Crested Butte’s Stevie Kremer dominates on both sides of the pond

“I’m a second grade teacher at the Crested Butte Community School”

Ask Stevie Kremer who she is and, without hesitation, she’ll tell you.

“I’m a second-grade teacher at Crested Butte Community School,” says Kremer.
Not, I’m the 2012 long distance mountain running world champion. Or, I’m a member of the Salomon Trail Running International Team. Or, I’m the 2013 U.S. National Trail Marathon champion. Not even, I hold the women’s record at the Mont Blanc Marathon.
Despite the fact that all of those are also true.
No, instead she points out first that she’s a second-grade teacher in Crested Butte.
Over the course of three years, Kremer established herself as one of the premier distance trail runners in the nation, ticking off impressive results at a number of races.
A year ago, with a job teaching in Trieste, Italy waiting for her, Kremer jumped into the international trail running scene. Oftentimes success in sports such as trail running, ski mountaineering racing, etc., in the United States rarely translates to success in Europe. Fact is, sports like that are still fringe here in the states, while they are part of the fabric of Europe and have been for years.
“It’s incredible over there,” says Kremer. “Mountain running is a passion over in Europe. The spectators are incredible. They line the mountains and you almost get pushed up the hill on the climbs.”
But for Kremer, success in the states did translate in Europe as she proceeded to rack up a long list of impressive results on the trail running scene.
It all started her first week there, when she began her international racing career placing second at the Sierre-Zinal 31-kilometer race in Switzerland.
“I didn’t know anyone there and no one knew me so there wasn’t any pressure,” says Kremer. “When I went to the racer meeting everyone was decked out in their sponsor gear and I was wearing a polo shirt and my pearls.”
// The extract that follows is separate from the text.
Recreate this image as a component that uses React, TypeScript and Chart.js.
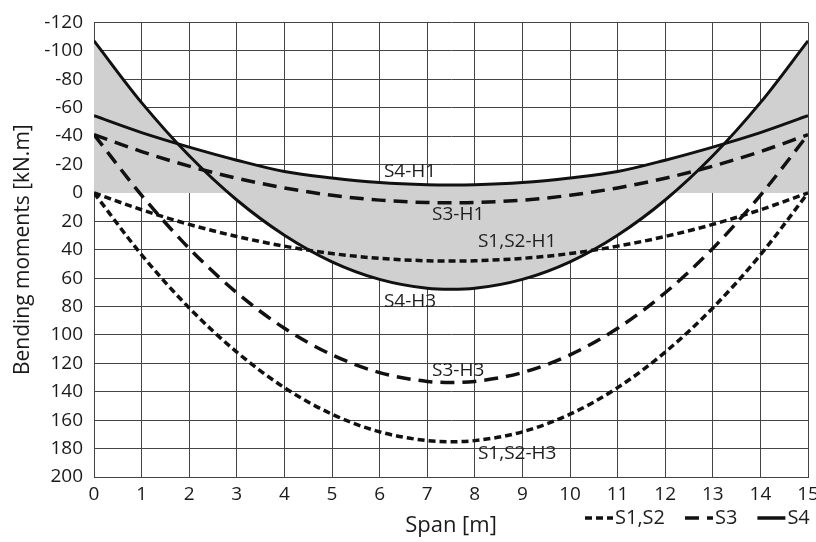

She followed that up with a seventh-place finish at the Mountain Running World Championships in Italy and then a week later won the World Long Distance Trail Running Championships in Jungfrau, Switzerland.
“That worked out way better than I thought,” says Kremer.
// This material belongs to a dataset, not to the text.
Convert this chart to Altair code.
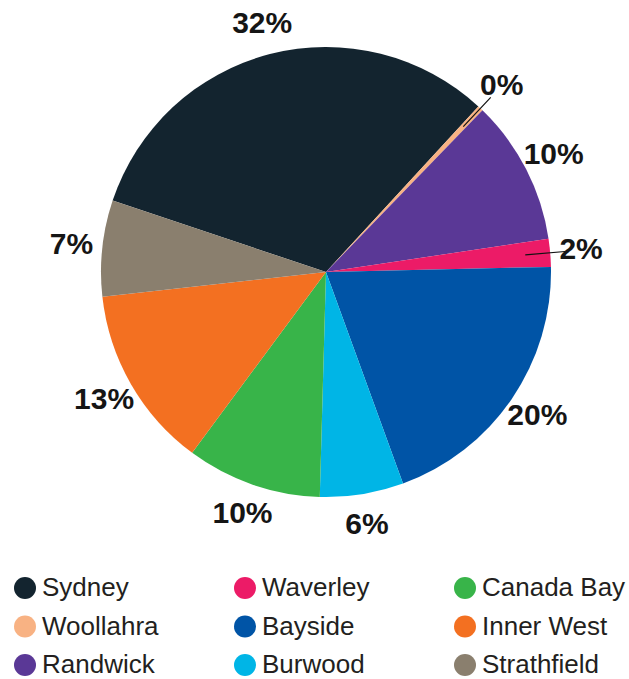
import math
import altair as alt
import pandas as pd

# ---- data ----
councils = ["Sydney", "Woollahra", "Randwick", "Waverley", "Bayside",
            "Burwood", "Canada Bay", "Inner West", "Strathfield"]
shares = [31.7, 0.4, 10.4, 2.0, 19.8, 6.0, 9.7, 13.1, 6.9]
colours = ["#13242f", "#f8b283", "#5a3896", "#ec1b67", "#0054a6",
           "#00b5e6", "#38b449", "#f37021", "#8a7f6e"]

df = pd.DataFrame({"council": councils, "share": shares,
                   "order": list(range(len(councils)))})

start = math.radians(288.5)
theta_scale = alt.Scale(domain=[0, 100], range=[start, start + 2 * math.pi])
cx, cy = 326, 272

base = alt.Chart(df).transform_window(
    cum="sum(share)", sort=[alt.SortField("order")], frame=[None, 0]
).transform_calculate(
    s0="datum.cum - datum.share",
    mid="datum.cum - datum.share / 2",
    pct="datum.share / 100",
)

color = alt.Color(
    "council:N",
    scale=alt.Scale(domain=councils, range=colours),
    legend=alt.Legend(
        title=None, orient="none", legendX=12, legendY=575, columns=3,
        symbolType="circle", symbolSize=484, symbolStrokeWidth=0,
        symbolOpacity=1, labelFontSize=26, labelFont="Liberation Sans",
        labelColor="#231f20", labelOffset=4, columnPadding=46,
        rowPadding=12.5, gridAlign="all", padding=0, labelLimit=300,
    ),
)

pie = base.mark_arc(outerRadius=225).encode(
    theta=alt.Theta("s0:Q", scale=theta_scale, stack=None),
    theta2="cum:Q",
    color=color,
    x=alt.value(cx), y=alt.value(cy),
)

leaders = base.transform_filter("datum.share < 3").mark_arc(
    innerRadius=200, outerRadius=240, stroke="#111111", strokeWidth=1.2,
    fillOpacity=0,
).encode(
    theta=alt.Theta("mid:Q", scale=theta_scale, stack=None),
    theta2="mid:Q",
    x=alt.value(cx), y=alt.value(cy),
)

labels = base.mark_text(
    radius=256, fontSize=30, fontWeight="bold", font="Liberation Sans",
    color="#151515", align="center", baseline="middle",
).encode(
    theta=alt.Theta("mid:Q", scale=theta_scale, stack=None),
    text=alt.Text("pct:Q", format=".0%"),
    x=alt.value(cx), y=alt.value(cy),
)

chart = alt.layer(pie, leaders, labels).properties(
    width=629, height=679, autosize="none", padding=0, background="white",
).configure_view(stroke=None)

chart.save("out.html", embed_options={"renderer": "svg", "actions": False})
But Trieste, Italy is fairly flat so Kremer would work all week using what terrain she could find to train and then hit the road on weekends to explore and find other races. She competed in races throughout Europe and it was during one of those excursions that she caught the attention of the Salomon international team manager.
Kremer won the Berg Trail race in Italy, a race that happened to have the Salomon team manager in attendance. From then on she was signed on to the team and jumped into the International Skyrunning Series.
The series opened in Spain with the Maratòn Alpina Zegama-Aizkorri, a 42-kilometer race in Zegama, Spain on May 26.
While Kremer opened the series with an impressive third-place finish, she admits the course was not suited to her strengths. While uphills are her strength, she can survive on the downhill, unless it’s super technical, and the course in Spain was just that.
“I got my arse handed to me on the downhill,” admits Kremer.
A month later she faced a course way more suited to her style at the Mont-Blanc Marathon, a 42-kilometer race in Chamonix, France, taking the win and setting a new course record.
“There were about 34 kilometers of uphill and about eight kilometers of downhill with an uphill finish, which played to my strengths,” says Kremer.
She closed out her first year of international racing back where it all began, at the Sierre-Zinal on August 11 where she placed second again, beating her previous time by two minutes.
While she readily admits her success overseas came as a surprise, Kremer feels she was prepared, thanks to her time here in Crested Butte.
“Coming from Crested Butte and running in the mountains definitely helped me,” says Kremer.
Kremer returned to the states following the Sierre-Zinal race to move back home, start getting ready for the upcoming school year and compete in the third race of the Skyrunning Series, the Pikes Peak Marathon. The course follows the Barr Trail 13 miles to the summit of Pikes Peak before turning around and coming straight back down the Barr Trail.
Kremer won that race, finishing 12th overall and coming close to setting another course record on the series.
“I knew that the uphill would be my strength so I had to push it as hard as I could but remembering to save some for the 13-mile downhill,” says Kremer. “I discovered that I can do okay on the downhill as long as it’s not too technical.”
The Pikes Peak Marathon is also the U.S.A. Trail Marathon Championships so not only is Kremer in first place currently in the Skyrunning Series but also is the 2013 U.S. Trail Marathon champion.
Now back in Crested Butte and in the classroom, Kremer will take time to readjust before she heads back overseas to race in the Jungfrau Marathon in Switzerland again in October.
But the readjustment has been great thanks, to the community of Crested Butte.
“You know you live in a fantastic town when you leave for a year and come back and it seems like it was just yesterday and everyone is welcoming you back,” says Kremer. “I just want to thank everyone for their support and all of the kind words.”